My dad burned wood for over 30 years. Used to cut all the standing dead out back every fall, so there was no seasoning involved. As he got older, it got tougher and tougher to cut, split, stack, and eventually even start the chainsaw.
When we moved in here 20 years ago, oil was $1.50 a gallon. I worked 50+ hours a week driving trucks, so dealing with wood was not something I ever considered, knowing the work involved growing up with it as a constant heat source. Was easy for me to turn the t-stat. Then in winter of '04-'05, after going through 5 tanks of oil to freeze our ***** off in this old, leaky house, I bought a coal stove in fall 2005. Been burning coal since.
We have 2.5 acres, but the property is wide, and doesn't go very far back. I'd burn through every tree on this property in 3 seasons flat, IF I was lucky and we had 3 warmer winters. Plus I'd have to cut it all on a nearly 45° slope. No thanks!!
That first stove was handfired. Ran that until 2008 when I upgraded to a much bigger handfired unit. 5 years after that, I was tiring of dealing with a handfired stove, even if I only had to load it every 24 hours (or sooner in real cold weather).
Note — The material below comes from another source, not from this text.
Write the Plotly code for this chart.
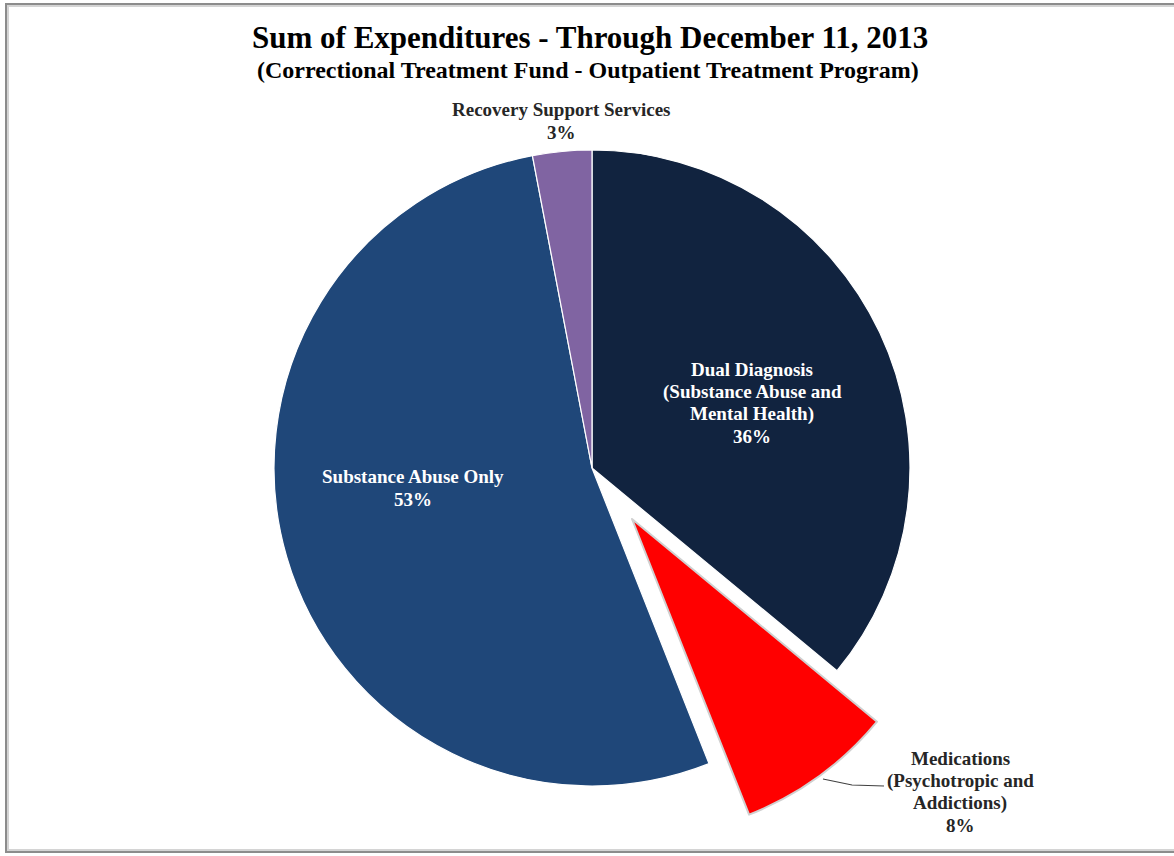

I was running all day long on a city recycling route, so I'd be BEAT every night (plus I about drank myself unconscious every night to deal with this awful hellhole of a city I had to work in). I had a bad batch of coal that season with many rocks, shale, and trash that jammed the grates open on me .. always at midnight when I was exhausted (and drunk). Ended up selling that one and installing a custom built stoker boiler a buddy of mine got for me. Ran that for 8 years, then the unthinkable happened - oil was CHEAP again! At least for a few years.
Then July 2021 came, and I had an opportunity to buy a boiler setup I had been lusting after for years, but never thought I'd find nor afford - an EFM520 Highboy. Another buddy sold that one to me. Only catch was, I had to take a 12 hour drive ONE WAY south to NC to grab it. The massive beast was built in 1951, and restored around 2010. Just last month I finally got that beast set up in my basement. The boiler alone weighs 1,150 pounds, give or take!! It was one of the toughest jobs I've EVER done to get heat in a building! It fell down the stairs from the halfway point and smashed into the fieldstone foundation after ripping a plank right out of the studs! BANG!! Saved us an hour or so of labor anyway.
Now coal is $500 a ton! Double what I paid in 2019, but #2 heating oil would have to be less than $3.60 a gallon to make oil cheaper. Right now it's $4.15 or higher in my area. I've thankfully got enough stockpiled here to get through next season as well, thankfully. Hopefully by then there will be some sanity, not only in heating costs, but in our government as well. I won't hold my breath on either. Hope for the best, plan for the worst.
Absolute worst case, I could burn wood pellets, or even wood in this unit with some minor modifications.